Mas tem que ficar bem claro também que isto não é um caso exclusivo do ISCAM, outras universidades fazem o mesmo, isto significa que ao se multiplicar este fenómeno por todas as instituições de ensino muitos moçambicanos ficarão a margem da sociedade, sem possibilidade de estudarem e nem garantir o seu futuro neste país. A pergunta certa seria qual é o futuro da educação em Moçambique?

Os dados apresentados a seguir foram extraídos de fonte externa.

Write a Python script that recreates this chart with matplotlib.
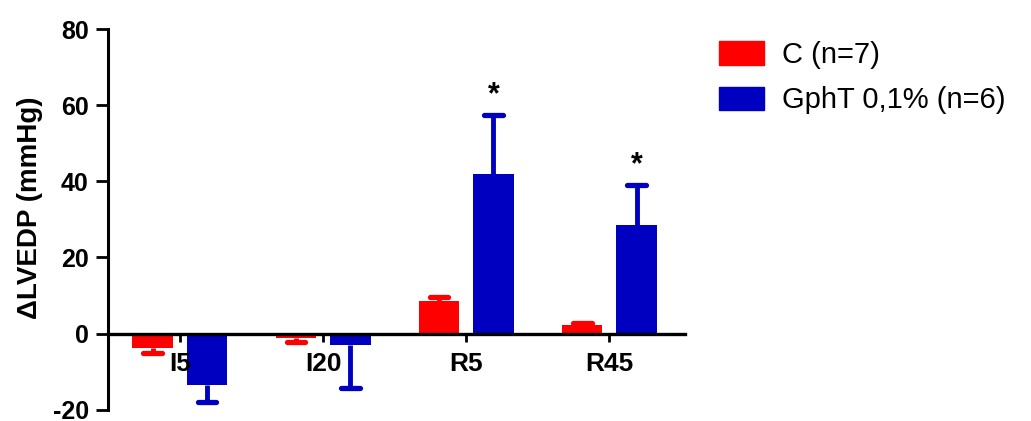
import numpy as np
import matplotlib.pyplot as plt

plt.rcParams['font.family'] = ['Liberation Sans', 'DejaVu Sans']
plt.rcParams['axes.unicode_minus'] = False

categories = ['I5', 'I20', 'R5', 'R45']
control_mean = [-3.9, -1.3, 8.5, 2.2]
control_err = [1.3, 0.9, 1.1, 0.5]
gpht_mean = [-13.4, -2.9, 42.0, 28.5]
gpht_err = [4.6, 11.3, 15.5, 10.6]
significant = [False, False, True, True]

RED = '#FF0000'
BLUE = '#0000C0'
width = 0.283
offset = 0.19

fig = plt.figure(figsize=(10.31, 4.21), dpi=100)
ax = fig.add_axes([0.105, 0.027, 0.559, 0.904])

# spine position first: moving it resets the ticks
ax.spines['top'].set_visible(False)
ax.spines['right'].set_visible(False)
ax.spines['bottom'].set_position(('data', 0))
ax.spines['bottom'].set_linewidth(2.4)
ax.spines['left'].set_linewidth(2.2)

x = np.arange(len(categories))


def draw_group(xpos, means, errs, color):
    ax.bar(xpos, means, width, color=color, zorder=1)
    means = np.array(means)
    errs = np.array(errs)
    ends = means + np.sign(means) * errs
    ax.vlines(xpos, means, ends, color=color, linewidth=3.5, zorder=0.9)
    ax.hlines(ends, xpos - 0.065, xpos + 0.065, color=color, linewidth=3.8,
              capstyle='round', zorder=0.9)


draw_group(x - offset, control_mean, control_err, RED)
draw_group(x + offset, gpht_mean, gpht_err, BLUE)

for i, sig in enumerate(significant):
    if sig:
        ax.text(x[i] + offset, gpht_mean[i] + gpht_err[i] + 5.0, '*',
                ha='center', va='center', fontsize=22, fontweight='bold')

ax.set_xlim(-0.5, 3.525)
ax.set_ylim(-20, 80)
ax.tick_params(axis='y', length=9, width=2, pad=5, direction='out')
ax.tick_params(axis='x', length=6, width=2, pad=7, direction='out')
ax.set_yticks([-20, 0, 20, 40, 60, 80], ['-20', '0', '20', '40', '60', '80'],
              fontsize=18, fontweight='bold')
ax.set_xticks(x, categories, fontsize=19, fontweight='bold')

ax.set_ylabel('ΔLVEDP (mmHg)', fontsize=20, fontweight='bold')
ax.yaxis.set_label_coords(-0.113, 0.531)

handles = [plt.Rectangle((0, 0), 1, 1, color=RED),
           plt.Rectangle((0, 0), 1, 1, color=BLUE)]
fig.legend(handles, ['C (n=7)', 'GphT 0,1% (n=6)'], loc='upper left',
           bbox_to_anchor=(719 / 1031, 1 - 41 / 421), frameon=False,
           fontsize=21, handlelength=1.55, handleheight=0.85,
           handletextpad=0.6, labelspacing=0.6, borderpad=0, borderaxespad=0)

fig.savefig('out.png', dpi=100)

Esta pergunta é de difícil resposta olhando para a situação económico do mundo no geral, do país e das famílias moçambicanas num momento que fala-se da crise financeira mundial (hoje fala-se da crise soberana em que os Estados sofrem os efeitos da crise de forma individual) onde há cada vez menos capacidade de pagar-se as despesas. Ao aumentar o custo da educação no ensino superior está a promover-se a exclusão social onde o pobre não tem possibilidades de estudar e o rico pode estudar e consequentemente o fosso entre o rico e o pobre aumenta. Para responder a esta pergunta devemos olhar para o futuro olhando para a realidade hoje e no passado. Muitos que são ministros e directores hoje estudaram nas universidades como a UEM com o apoio da sociedade no geral e do governo em particular (outros forma a Cuba, Correia e outros países dentro da política de um governo que se preocupava com o futuro do país) e nessa altura o que contava era o conhecimento, a garra e a atitude do estudante e não a sua condição financeira o que permitiu que saissem da classe dos pobres para a classe média ou rica que são hoje usando como caminho a educação. A não ser que se esqueceram que estudaram porque a sociedade abriu-lhes as portas e permitiu esse avanço. E hoje, será que os senhores acham justo fecharem as portas para o pobre estudar? Talvez ao responder esta última pergunta teremos a chave sobre qual é futuro esperamos da educação em Moçambique. Talvez o futuro é cada vez uma maior exclusão social da maioria contra uma minoria rica e educada. Digo talvez porque sei que há especialistas em educação e sociedade que podem dar opiniões e previsões com maior certeza, por isso que antes de me despedir, retiro tudo o que disse antes. Nada disse.